Population ageing is first and foremost a success story for public health policies as well
as social and economic development. As I have had the opportunity to stress on many
occasions, the growing numbers of older persons represent a great resource to society, -
and this needs to be better recognized and tapped for the good of all.
We are indeed at an important turning point in the history of humanity. And if we are
to overcome the concerns and reaffirm that ageing is a success story, we must recognize
that there is still a great deal to be learned about this unprecedented development. The
lessons to be learned from research and their implications for the development of
effective policies are going to be central for public health in the 21st century.

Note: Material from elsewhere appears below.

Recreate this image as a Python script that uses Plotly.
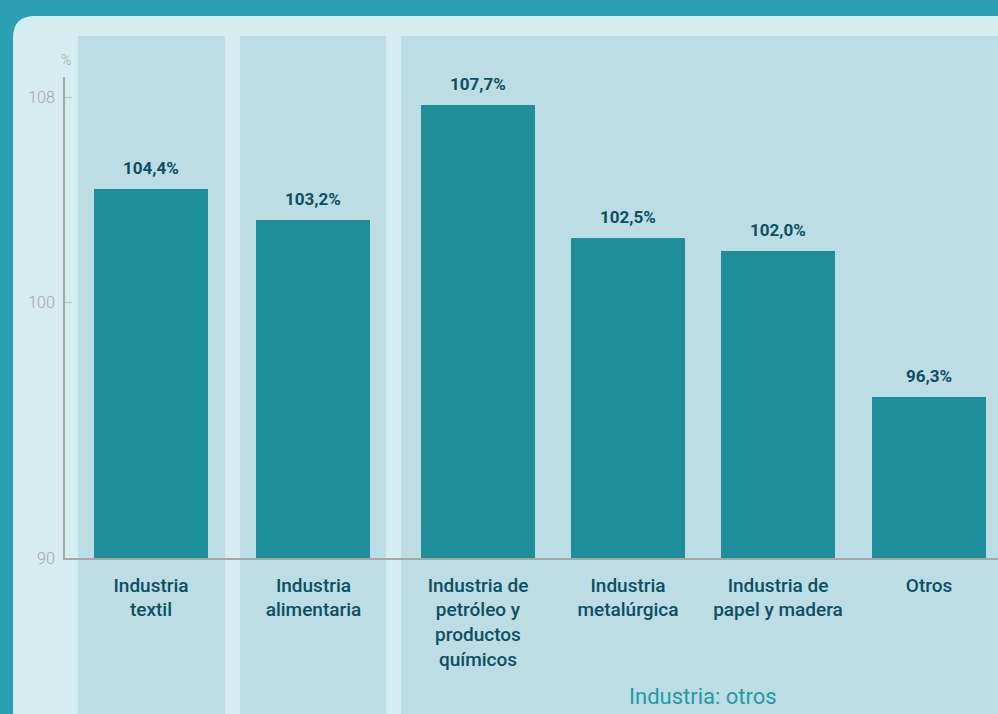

Active ageing strategies require that we increase our knowledge. Taking the perspective
of health promotion throughout the life course, we need to learn how to better motivate
people to change their behaviours and lifestyles to achieve active ageing. From a gender
perspective, we must recognize gender-based differences and inequalities which affect how
well we age as men and women. From a developing country perspective, we must be fully
aware that while the developed countries became rich before they became old, the
developing countries will become old before they become rich. We must therefore be
determined in eliminating the greatest enemy of good health, i.e. poverty, particularly in
its most extreme forms. From a resources for health perspective, we must learn how to
better ensure an equitable access to and the sustainable provision of health services. And
we must train the health service providers how to recognize the needs of an ageing society
by taking into consideration the cultural and physical environment in which people live as
they grow older.
In summary, we must define and refine strategies that stimulate healthy and active
ageing. Active ageing strategies concern everyone, from policymakers to researchers, from
practitioners to every individual on this planet. A strategy for active ageing is required
to ensure that the greatest number of people stay healthy and active for as long as
possible. This takes into account the sum total of all of WHO's activities - from
rolling back malaria or tuberculosis to eliminating tobacco or substance abuse, from
fighting diseases to eliminating violence, from promoting healthy schools, safe
motherhood, good nutrition to promoting mental health and active living - active ageing
policies cut across all of these strategies. Active ageing policies help us to focus our
attention on what is truly essential: to promote longer and healthier lives. Active ageing
policies can truly make a difference as we move into the next century. And clearly, WHO
will not stop to promote strategies for active ageing when 1999, the International Year,
comes to a close. On the contrary, as we go into the next century active ageing must
become a natural and integral part of all of our lives.
And it is in the true spirit of active ageing that we have invited Sir Richard Doll to
be with us today as our Guest of Honour. As one of our most eminent epidemiologists, Sir
Richard's contribution to public health is truly outstanding.
It has now been exactly 50 years that Sir Richard was finalizing with Bradford Hill the
preliminary study that has linked smoking to lung cancer. The resulting paper was
published in 1950 and we reprinted it this year in the first issue of our new WHO
Bulletin. However, Sir Richard's contribution goes far beyond this extraordinary
study. He has spent the last 50 years conducting many outstanding studies, publicizing the
results and training generations of epidemiologists at the University of Oxford.
For a young student at Harvard in 1965, Richard Doll was the real guru, as you were to
so many others, who are now leaders in public health worldwide.
Sir Richard, a tribute from WHO to your unparalleled achievement has been long overdue
- may I therefore ask all of you to give Sir Richard a standing ovation.